━━━━━ Provided data

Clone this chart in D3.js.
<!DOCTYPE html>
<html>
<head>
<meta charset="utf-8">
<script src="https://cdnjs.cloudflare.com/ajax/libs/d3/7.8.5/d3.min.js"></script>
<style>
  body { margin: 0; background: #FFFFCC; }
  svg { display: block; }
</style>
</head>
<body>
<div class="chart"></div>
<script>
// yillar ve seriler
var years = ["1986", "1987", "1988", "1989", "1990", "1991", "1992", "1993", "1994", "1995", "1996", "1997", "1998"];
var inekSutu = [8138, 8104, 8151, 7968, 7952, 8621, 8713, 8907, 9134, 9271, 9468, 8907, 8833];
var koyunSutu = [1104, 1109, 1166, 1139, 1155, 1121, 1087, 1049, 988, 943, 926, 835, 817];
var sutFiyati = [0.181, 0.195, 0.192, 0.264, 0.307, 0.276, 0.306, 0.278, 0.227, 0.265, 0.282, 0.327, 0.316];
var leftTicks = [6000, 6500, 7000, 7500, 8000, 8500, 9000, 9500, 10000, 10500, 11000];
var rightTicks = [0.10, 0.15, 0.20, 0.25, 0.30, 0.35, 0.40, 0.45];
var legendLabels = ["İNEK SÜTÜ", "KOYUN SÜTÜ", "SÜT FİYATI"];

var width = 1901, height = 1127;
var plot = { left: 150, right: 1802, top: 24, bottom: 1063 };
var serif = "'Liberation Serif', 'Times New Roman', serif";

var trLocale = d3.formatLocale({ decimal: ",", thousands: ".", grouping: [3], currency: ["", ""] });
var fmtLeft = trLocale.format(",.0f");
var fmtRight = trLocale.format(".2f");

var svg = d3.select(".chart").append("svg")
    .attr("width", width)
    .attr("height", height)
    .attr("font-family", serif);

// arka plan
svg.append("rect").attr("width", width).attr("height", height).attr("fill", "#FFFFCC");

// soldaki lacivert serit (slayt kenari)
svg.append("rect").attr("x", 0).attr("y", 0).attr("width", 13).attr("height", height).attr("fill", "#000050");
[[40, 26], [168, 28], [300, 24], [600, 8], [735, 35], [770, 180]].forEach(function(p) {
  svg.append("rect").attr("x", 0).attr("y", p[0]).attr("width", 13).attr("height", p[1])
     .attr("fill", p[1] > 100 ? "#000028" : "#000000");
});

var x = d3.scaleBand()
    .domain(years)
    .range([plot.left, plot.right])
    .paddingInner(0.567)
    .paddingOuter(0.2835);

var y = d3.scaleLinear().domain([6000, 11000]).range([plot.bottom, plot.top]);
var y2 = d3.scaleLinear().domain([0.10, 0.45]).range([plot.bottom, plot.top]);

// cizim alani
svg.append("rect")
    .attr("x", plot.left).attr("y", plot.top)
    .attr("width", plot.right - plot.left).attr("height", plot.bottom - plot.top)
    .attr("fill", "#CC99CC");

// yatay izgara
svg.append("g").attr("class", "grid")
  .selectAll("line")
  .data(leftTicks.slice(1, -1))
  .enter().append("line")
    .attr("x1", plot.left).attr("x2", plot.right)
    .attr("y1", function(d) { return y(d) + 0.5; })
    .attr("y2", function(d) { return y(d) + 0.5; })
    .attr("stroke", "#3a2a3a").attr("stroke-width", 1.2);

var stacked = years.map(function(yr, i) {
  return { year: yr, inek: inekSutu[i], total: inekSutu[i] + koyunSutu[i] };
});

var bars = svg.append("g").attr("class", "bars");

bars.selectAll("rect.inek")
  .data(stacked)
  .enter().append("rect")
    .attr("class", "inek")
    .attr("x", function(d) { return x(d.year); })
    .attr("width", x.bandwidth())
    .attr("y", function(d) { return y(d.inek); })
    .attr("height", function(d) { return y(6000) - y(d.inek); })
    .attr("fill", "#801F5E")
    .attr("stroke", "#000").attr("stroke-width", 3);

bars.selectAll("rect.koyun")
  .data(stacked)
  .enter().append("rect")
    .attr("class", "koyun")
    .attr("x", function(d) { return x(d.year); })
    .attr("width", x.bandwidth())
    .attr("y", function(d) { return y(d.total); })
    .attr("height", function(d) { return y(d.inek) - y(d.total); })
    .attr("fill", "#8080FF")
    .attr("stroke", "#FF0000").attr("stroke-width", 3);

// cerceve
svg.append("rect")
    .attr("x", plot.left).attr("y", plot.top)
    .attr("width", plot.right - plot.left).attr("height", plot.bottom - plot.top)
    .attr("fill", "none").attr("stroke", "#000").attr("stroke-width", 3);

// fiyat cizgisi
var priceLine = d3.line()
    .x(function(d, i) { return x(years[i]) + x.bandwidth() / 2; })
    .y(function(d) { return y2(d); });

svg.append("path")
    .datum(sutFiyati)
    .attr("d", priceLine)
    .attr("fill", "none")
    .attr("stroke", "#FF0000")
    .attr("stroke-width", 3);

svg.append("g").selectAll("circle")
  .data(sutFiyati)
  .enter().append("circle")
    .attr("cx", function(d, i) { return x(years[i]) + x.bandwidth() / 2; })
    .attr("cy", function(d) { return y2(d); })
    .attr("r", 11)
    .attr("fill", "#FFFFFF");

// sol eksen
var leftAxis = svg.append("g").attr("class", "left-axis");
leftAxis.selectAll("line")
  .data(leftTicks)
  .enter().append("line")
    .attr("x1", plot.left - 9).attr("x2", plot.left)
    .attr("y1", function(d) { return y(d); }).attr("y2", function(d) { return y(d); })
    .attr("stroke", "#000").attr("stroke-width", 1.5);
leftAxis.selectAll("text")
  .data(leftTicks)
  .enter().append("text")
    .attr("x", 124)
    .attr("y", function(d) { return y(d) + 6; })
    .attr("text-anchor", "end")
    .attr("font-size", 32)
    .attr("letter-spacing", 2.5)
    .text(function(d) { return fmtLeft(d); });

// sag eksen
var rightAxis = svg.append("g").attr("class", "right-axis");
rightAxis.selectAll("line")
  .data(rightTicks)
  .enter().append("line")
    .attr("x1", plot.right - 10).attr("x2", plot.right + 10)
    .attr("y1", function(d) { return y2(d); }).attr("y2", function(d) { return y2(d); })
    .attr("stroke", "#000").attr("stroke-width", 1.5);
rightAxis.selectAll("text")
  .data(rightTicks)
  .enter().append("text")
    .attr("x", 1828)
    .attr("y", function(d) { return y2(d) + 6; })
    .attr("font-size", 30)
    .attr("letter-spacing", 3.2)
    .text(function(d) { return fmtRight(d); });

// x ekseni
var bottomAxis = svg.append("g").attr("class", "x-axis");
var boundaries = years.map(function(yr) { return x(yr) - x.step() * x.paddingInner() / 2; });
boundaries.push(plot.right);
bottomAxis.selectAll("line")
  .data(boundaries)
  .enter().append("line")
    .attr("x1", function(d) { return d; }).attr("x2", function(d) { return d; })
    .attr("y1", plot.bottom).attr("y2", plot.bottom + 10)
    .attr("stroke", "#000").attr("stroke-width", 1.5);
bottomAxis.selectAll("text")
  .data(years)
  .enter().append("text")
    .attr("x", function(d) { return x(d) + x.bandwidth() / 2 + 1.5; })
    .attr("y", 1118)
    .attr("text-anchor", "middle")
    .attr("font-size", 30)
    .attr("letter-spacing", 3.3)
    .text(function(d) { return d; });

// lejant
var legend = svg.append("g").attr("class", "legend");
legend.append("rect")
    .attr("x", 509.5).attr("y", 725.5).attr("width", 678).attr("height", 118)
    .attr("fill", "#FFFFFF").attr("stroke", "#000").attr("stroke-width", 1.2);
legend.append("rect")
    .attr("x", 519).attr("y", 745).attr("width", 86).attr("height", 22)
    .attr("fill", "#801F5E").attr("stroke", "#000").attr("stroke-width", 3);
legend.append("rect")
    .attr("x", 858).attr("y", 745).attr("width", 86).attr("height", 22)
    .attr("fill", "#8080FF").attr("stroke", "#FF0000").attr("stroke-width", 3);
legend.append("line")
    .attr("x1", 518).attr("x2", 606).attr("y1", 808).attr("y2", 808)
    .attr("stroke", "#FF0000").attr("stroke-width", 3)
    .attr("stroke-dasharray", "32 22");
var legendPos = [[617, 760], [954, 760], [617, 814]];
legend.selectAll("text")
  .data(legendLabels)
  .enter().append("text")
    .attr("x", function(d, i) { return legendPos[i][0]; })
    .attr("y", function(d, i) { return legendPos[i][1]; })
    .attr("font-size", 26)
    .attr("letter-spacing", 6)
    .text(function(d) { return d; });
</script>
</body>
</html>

━━━━━━━━━━
━━━━━ Provided data

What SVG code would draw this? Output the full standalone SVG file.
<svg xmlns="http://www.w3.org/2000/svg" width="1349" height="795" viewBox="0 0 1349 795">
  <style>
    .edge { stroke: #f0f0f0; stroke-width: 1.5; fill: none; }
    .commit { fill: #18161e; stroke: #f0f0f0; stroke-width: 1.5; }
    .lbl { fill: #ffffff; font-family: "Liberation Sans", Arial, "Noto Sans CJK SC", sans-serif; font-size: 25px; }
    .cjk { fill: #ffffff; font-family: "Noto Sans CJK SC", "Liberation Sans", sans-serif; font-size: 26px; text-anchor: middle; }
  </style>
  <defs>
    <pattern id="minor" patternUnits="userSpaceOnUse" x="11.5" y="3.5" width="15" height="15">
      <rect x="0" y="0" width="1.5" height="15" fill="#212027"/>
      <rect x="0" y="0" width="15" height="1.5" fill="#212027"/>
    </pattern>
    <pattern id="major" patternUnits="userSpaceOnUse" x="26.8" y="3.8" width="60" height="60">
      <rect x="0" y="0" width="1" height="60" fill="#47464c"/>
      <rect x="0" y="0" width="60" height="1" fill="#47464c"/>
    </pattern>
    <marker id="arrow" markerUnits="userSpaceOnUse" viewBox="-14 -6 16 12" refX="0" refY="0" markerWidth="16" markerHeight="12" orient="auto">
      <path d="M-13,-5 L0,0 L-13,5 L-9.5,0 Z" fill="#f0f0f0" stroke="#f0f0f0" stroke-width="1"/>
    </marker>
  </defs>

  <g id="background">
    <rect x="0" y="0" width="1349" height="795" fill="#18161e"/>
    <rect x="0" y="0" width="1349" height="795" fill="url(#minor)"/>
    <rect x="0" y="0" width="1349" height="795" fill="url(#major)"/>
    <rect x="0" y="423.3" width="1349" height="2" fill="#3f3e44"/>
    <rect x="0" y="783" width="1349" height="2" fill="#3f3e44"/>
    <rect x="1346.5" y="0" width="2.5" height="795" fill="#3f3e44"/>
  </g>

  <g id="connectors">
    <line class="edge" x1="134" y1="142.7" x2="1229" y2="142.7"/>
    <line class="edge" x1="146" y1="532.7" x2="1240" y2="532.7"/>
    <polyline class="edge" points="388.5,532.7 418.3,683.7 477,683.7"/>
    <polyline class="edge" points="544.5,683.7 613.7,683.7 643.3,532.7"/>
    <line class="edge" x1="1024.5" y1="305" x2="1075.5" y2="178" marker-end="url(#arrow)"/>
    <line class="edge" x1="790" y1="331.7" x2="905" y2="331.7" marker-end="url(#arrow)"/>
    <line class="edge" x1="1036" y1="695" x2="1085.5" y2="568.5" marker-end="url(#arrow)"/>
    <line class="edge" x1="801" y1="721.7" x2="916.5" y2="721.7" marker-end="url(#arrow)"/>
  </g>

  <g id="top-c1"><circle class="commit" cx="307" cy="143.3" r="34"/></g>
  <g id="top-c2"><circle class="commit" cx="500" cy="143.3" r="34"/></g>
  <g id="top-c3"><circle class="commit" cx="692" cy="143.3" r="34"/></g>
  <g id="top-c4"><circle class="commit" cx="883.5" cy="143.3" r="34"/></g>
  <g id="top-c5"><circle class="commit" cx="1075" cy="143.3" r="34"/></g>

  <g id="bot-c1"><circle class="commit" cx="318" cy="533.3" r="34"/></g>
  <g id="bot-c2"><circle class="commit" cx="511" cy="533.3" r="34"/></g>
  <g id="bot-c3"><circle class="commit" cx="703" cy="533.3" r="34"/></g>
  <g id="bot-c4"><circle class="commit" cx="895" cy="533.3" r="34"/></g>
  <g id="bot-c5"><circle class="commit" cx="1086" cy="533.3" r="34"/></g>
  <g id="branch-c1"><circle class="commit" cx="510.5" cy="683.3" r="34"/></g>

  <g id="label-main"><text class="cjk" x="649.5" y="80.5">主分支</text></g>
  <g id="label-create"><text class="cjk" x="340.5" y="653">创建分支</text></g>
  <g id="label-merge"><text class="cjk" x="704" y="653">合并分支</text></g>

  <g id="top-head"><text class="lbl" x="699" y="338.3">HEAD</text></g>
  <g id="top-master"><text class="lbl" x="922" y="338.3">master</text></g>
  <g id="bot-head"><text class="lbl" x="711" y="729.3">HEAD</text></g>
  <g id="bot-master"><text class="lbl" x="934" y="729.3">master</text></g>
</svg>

━━━━━━━━━━

The required answer is a single number: the count of lines in the entries that hold the string "this".

- _Final result_
2